The fix is compaction: merge small files into bigger ones. PyIceberg has built-in support:

from pyiceberg.catalog.sql import SqlCatalog

catalog = SqlCatalog(
    "sonik",
    **{
        "uri": "sqlite:///./catalog.db",
        "warehouse": "file://./warehouse",
    },
)

table = catalog.load_table("music.plays")

# Compact small files in all partitions
table.optimize().rewrite_data_files()

print("Compaction complete")

This rewrites your small Parquet files into a smaller number of larger ones. The data is identical, but queries are now much faster. Run this on a schedule (e.g., daily after the day's batch is done).

Snapshot Expiration

Snapshots are great for time travel, but they accumulate. Each one keeps references to data files that the current state no longer needs. Over time, this wastes storage. You should expire old snapshots periodically:

from datetime import datetime, timedelta

# Keep snapshots from the last 30 days, drop older ones
cutoff_ms = int((datetime.now() - timedelta(days=30)).timestamp() * 1000)

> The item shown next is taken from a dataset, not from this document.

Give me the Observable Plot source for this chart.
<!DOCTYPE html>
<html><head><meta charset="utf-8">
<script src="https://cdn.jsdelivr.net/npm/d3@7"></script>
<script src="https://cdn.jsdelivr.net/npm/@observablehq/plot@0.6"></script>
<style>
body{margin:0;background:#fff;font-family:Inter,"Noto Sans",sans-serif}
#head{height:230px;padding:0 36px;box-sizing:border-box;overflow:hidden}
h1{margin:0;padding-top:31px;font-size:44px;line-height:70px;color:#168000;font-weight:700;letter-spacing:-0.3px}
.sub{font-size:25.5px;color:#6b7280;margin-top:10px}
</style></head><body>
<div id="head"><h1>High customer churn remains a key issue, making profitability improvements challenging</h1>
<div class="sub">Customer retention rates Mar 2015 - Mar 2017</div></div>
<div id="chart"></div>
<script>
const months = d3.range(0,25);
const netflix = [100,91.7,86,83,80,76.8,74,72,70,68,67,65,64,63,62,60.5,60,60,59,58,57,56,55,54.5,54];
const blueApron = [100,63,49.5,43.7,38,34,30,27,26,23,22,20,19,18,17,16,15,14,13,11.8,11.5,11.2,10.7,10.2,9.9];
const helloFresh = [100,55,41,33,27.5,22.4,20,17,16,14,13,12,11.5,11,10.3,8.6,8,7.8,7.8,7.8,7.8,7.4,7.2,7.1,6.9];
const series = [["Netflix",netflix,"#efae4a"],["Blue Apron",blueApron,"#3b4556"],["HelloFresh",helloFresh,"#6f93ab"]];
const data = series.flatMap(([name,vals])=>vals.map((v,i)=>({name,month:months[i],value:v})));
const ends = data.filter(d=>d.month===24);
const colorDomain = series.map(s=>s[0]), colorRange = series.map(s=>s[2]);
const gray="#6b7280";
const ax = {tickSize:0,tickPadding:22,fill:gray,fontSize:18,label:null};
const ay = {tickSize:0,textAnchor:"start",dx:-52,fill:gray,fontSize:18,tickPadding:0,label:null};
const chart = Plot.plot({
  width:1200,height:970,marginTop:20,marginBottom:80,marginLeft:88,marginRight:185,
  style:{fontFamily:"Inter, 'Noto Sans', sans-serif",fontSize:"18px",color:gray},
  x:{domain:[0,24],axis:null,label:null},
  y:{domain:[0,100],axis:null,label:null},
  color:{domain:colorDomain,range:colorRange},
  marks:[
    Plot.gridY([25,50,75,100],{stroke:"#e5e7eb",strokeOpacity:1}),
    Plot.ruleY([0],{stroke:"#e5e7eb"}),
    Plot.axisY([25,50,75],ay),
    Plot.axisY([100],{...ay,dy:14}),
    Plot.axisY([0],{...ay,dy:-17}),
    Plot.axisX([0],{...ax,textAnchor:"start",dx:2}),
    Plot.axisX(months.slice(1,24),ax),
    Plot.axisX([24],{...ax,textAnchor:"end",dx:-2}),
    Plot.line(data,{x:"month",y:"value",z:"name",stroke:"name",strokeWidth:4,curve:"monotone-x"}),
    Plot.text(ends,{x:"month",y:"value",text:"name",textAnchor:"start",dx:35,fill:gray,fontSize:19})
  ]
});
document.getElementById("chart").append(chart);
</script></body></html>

table.expire_snapshots().expire_older_than(cutoff_ms).commit()

print("Old snapshots expired")

Adjust the retention based on how far back you actually need to time-travel. For most teams, 30 to 90 days is reasonable.

What Is Actually Happening Behind the Scenes

Let me explain what Iceberg is doing every time you read or write the table. This is the part that helps you reason about edge cases later.

How a Read Resolves to Files

Read catalog

"Where does the music.plays table live?" Catalog returns the path to the current metadata.json.

Read metadata.json

Tells you the schema, partition spec, and the current snapshot ID. Points to a manifest list.

Read manifest list

An index of all manifests for this snapshot. Each manifest covers a set of data files. Has min/max stats per partition.

Filter manifests

Skip any manifest whose stats prove it cannot match your query (e.g., wrong day partition).

Read remaining manifests

Each manifest lists individual data files with their own stats (min/max per column, row count).

Filter data files

Skip files whose stats prove they cannot match. The remaining files are scanned in parallel.

Read Parquet

Open each remaining Parquet file and read only the columns and row groups you need.

This multi-level metadata is why Iceberg can scale to billions of rows without choking. Most queries only ever touch a tiny fraction of the actual data files because the stats let it skip the rest.

Going to Production

Everything above runs on your laptop. To take the same code to production, you swap out three components and the rest stays the same.

Storage

Local filesystem

S3 / GCS / ADLS

Change warehouse URI from file://./warehouse to s3://your-bucket/warehouse

Catalog

SQLite

AWS Glue / Polaris / Nessie

Use GlueCatalog or RestCatalog instead of SqlCatalog

Compute

PyIceberg + DuckDB

Spark / Trino / Snowflake

Same Iceberg tables, different engine. All can read each other's writes.

The same table can be written by Spark, queried by Trino, and used by a DuckDB-powered notebook. This is the real promise of the lakehouse: one copy of your data, every engine, every workload.

What You Just Built (And What It Means)

Walking through this on your laptop, you went from zero to a working lakehouse with:

A catalog that maps table names to physical storage.
A schema-enforced table with partitions for fast filtering.
Atomic writes (append). No partial data.
SQL queries through DuckDB.
Schema evolution without rewriting data.
Time travel through snapshot history.
Maintenance jobs (compaction, snapshot expiration).

This is genuinely production-grade architecture, just running on a laptop. The exact same patterns scale to petabytes when you swap the local filesystem for S3 and PyIceberg for Spark.

The biggest lesson is this: the lakehouse pattern is not magic, and it is not vendor-locked. Iceberg is an open spec. The metadata files in your warehouse directory are just JSON and Avro. Anyone can build a tool that reads them. That openness is why this architecture is winning.

Open this folder in 10 years and the data will still be readable. That is something you cannot say about most database systems.